Starting to factor in clarity of mind can be simple but can yield significant results. This is a two-step process.

Step One: Recognise that clarity of mind exists

Feeling stressed and pressured are reliable indicators of a disturbed and unclear mind.

It is important to be able to accept that it is not your situation that is causing negative feelings. Failure to do so leads to a negative productivity spiral. You feel bad, so you cannot think clearly, so your productivity suffers, so you feel worse etc. etc.

As long as we justify our negative feelings by our situation, it is impossible to separate state of mind from our circumstance. The only way to cut this spiral is to recognise the independence of clarity of mind from your situation and to see your feelings as an experience of your clarity of mind. Disturbed feeling, disturbed mind. Clear feeling, clear mind.

The first step in finding more clarity is exactly this, recognising that you are feeling your clarity of mind not your circumstances. Once you accept this, you can be open to the possibility that you could feel differently in the same situation.

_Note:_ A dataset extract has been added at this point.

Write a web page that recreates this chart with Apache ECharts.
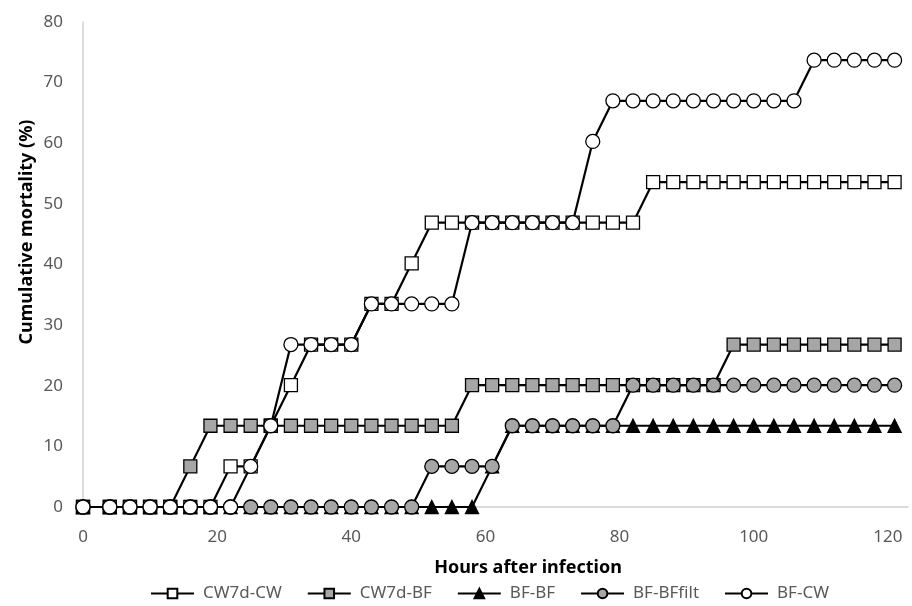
<!DOCTYPE html>
<html>
<head>
    <meta charset="utf-8">
    <title>Cumulative mortality</title>
    <script src="https://cdn.jsdelivr.net/npm/echarts@6.0.0/dist/echarts.min.js"></script>
    <style>
        html, body { margin: 0; padding: 0; background: #fff; }
        #main { width: 912px; height: 606px; }
    </style>
</head>
<body>
    <div id="main"></div>
    <script type="text/javascript">
        // sampling times (hours after infection)
        var hours = [0, 4, 7, 10, 13, 16, 19, 22, 25, 28, 31, 34, 37, 40, 43, 46, 49, 52, 55, 58,
            61, 64, 67, 70, 73, 76, 79, 82, 85, 88, 91, 94, 97, 100, 103, 106, 109, 112, 115, 118, 121];

        // cumulative mortality (%) per group, one value per time above
        var cw7dCw = [0, 0, 0, 0, 0, 0, 0, 6.7, 6.7, 13.4, 20.1, 26.8, 26.8, 26.8, 33.5, 33.5, 40.2,
            46.9, 46.9, 46.9, 46.9, 46.9, 46.9, 46.9, 46.9, 46.9, 46.9, 46.9,
            53.6, 53.6, 53.6, 53.6, 53.6, 53.6, 53.6, 53.6, 53.6, 53.6, 53.6, 53.6, 53.6];
        var cw7dBf = [0, 0, 0, 0, 0, 6.7,
            13.4, 13.4, 13.4, 13.4, 13.4, 13.4, 13.4, 13.4, 13.4, 13.4, 13.4, 13.4, 13.4,
            20.1, 20.1, 20.1, 20.1, 20.1, 20.1, 20.1, 20.1, 20.1, 20.1, 20.1, 20.1, 20.1,
            26.8, 26.8, 26.8, 26.8, 26.8, 26.8, 26.8, 26.8, 26.8];
        var bfBf = [0, 0, 0, 0, 0, 0, 0, 0, 0, 0, 0, 0, 0, 0, 0, 0, 0, 0, 0, 0, 6.7,
            13.4, 13.4, 13.4, 13.4, 13.4, 13.4, 13.4, 13.4, 13.4, 13.4, 13.4, 13.4, 13.4, 13.4, 13.4,
            13.4, 13.4, 13.4, 13.4, 13.4];
        var bfBffilt = [0, 0, 0, 0, 0, 0, 0, 0, 0, 0, 0, 0, 0, 0, 0, 0, 0, 6.7, 6.7, 6.7, 6.7,
            13.4, 13.4, 13.4, 13.4, 13.4, 13.4,
            20.1, 20.1, 20.1, 20.1, 20.1, 20.1, 20.1, 20.1, 20.1, 20.1, 20.1, 20.1, 20.1, 20.1];
        var bfCw = [0, 0, 0, 0, 0, 0, 0, 0, 6.7, 13.4, 26.8, 26.8, 26.8, 26.8,
            33.5, 33.5, 33.5, 33.5, 33.5, 46.9, 46.9, 46.9, 46.9, 46.9, 46.9, 60.3,
            67.0, 67.0, 67.0, 67.0, 67.0, 67.0, 67.0, 67.0, 67.0, 67.0,
            73.7, 73.7, 73.7, 73.7, 73.7];

        var groupNames = ['CW7d-CW', 'CW7d-BF', 'BF-BF', 'BF-BFfilt', 'BF-CW'];
        var xTicks = [0, 20, 40, 60, 80, 100, 120];

        var font = '"Noto Sans", "Open Sans", sans-serif';
        var grey = '#a6a6a6';

        function makeSeries(name, values, symbol, fill, size) {
            return {
                name: name,
                type: 'line',
                data: hours.map(function (h, i) { return [h, values[i]]; }),
                symbol: symbol,
                symbolSize: size,
                showAllSymbol: true,
                clip: false,
                color: fill,
                lineStyle: { color: '#000', width: 2.2 },
                itemStyle: { color: fill, borderColor: '#000', borderWidth: 1.3 },
                emphasis: { disabled: true }
            };
        }

        var myChart = echarts.init(document.getElementById('main'));

        var option = {
            animation: false,
            backgroundColor: '#fff',
            grid: { left: 83, right: 4, top: 22, bottom: 99 },
            legend: {
                data: groupNames,
                left: 150,
                top: 585,
                padding: 0,
                itemWidth: 43,
                itemHeight: 12,
                itemGap: 25,
                textStyle: { color: '#595959', fontSize: 17, fontFamily: font, padding: [0, 0, 0, 4] }
            },
            xAxis: {
                type: 'value',
                min: 0,
                max: 123,
                interval: 20,
                splitLine: { show: false },
                axisTick: { show: false },
                axisLine: { show: true, onZero: false, lineStyle: { color: '#d0d0d0', width: 1.5 } },
                axisLabel: {
                    color: '#595959',
                    fontSize: 17,
                    fontFamily: font,
                    margin: 22,
                    formatter: function (v) { return xTicks.indexOf(v) >= 0 ? String(v) : ''; }
                }
            },
            yAxis: {
                type: 'value',
                min: 0,
                max: 80,
                interval: 10,
                splitLine: { show: false },
                axisTick: { show: false },
                axisLine: { show: true, lineStyle: { color: '#d0d0d0', width: 1.5 } },
                axisLabel: { color: '#595959', fontSize: 17, fontFamily: font, margin: 20 }
            },
            graphic: [
                {
                    type: 'text',
                    x: 528,
                    y: 568,
                    style: {
                        text: 'Hours after infection',
                        fill: '#000',
                        fontSize: 18,
                        fontWeight: 'bold',
                        fontFamily: font,
                        align: 'center',
                        verticalAlign: 'middle'
                    }
                },
                {
                    type: 'text',
                    x: 27,
                    y: 232,
                    rotation: Math.PI / 2,
                    style: {
                        text: 'Cumulative mortality (%)',
                        fill: '#000',
                        fontSize: 18,
                        fontWeight: 'bold',
                        fontFamily: font,
                        align: 'center',
                        verticalAlign: 'middle'
                    }
                }
            ],
            series: [
                makeSeries(groupNames[0], cw7dCw, 'rect', '#fff', 13),
                makeSeries(groupNames[1], cw7dBf, 'rect', grey, 13),
                makeSeries(groupNames[2], bfBf, 'triangle', '#000', 13),
                makeSeries(groupNames[3], bfBffilt, 'circle', grey, 14),
                makeSeries(groupNames[4], bfCw, 'circle', '#fff', 14)
            ]
        };

        myChart.setOption(option);
    </script>
</body>
</html>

Step two: Disturbed thought is not helpful

When we feel bad, our minds are disturbed and our thoughts are unhelpful. There are times when we understand this.

Like when we are upset and feel compelled to write an angry email. In that state of mind, the email looks absolutely fine. But we know not to send it because when you read that same email when you are calmer, it is often staggering how bad it looks.

This is a common example of how we can be suspect of unhelpful, misleading reactive thoughts and perceptions. The thoughts we have in those states are not helpful or productive. It does not make sense to listen to stressed, worried and pressurised thoughts.

If anything, it is irresponsible to do so. It is the respect we have for disturbed thought that keeps us from clarity. As soon as you start to be less trusting and interested in those thoughts, you become calmer and feel fresher.

Our emotions tell us our level of clarity and that when your clarity is disturbed, your thoughts and perceptions are not helpful or worth listening to.


Clarity of mind can have a profound effect on every area of performance and huge gains can be made from a simple recognition and understanding of state of mind.

Unfortunately, the normal state of mind in most workplaces is not a clear one, it is usually somewhat stressed and pressured. In many company’s stress and pressure are assumed to be an unavoidable feature of doing business.

The problem is, if we accept that stress and pressure is a normal state of mind, we are building inefficiencies and problems into the workplace that we then try and solve with productivity tools. Tools that are not necessary when people are working in a clearer more balanced state of mind.

Working in an unclear state of mind is like driving a car with a flat tyre: you can do it but it is difficult, very inefficient, and inevitably gets worse the longer you do it.

Most approaches to improving productivity are focussed on helping people drive with a flat tyre. The One Thought approach is to change the tyre. Which makes driving much easier, more efficient, and even enjoyable.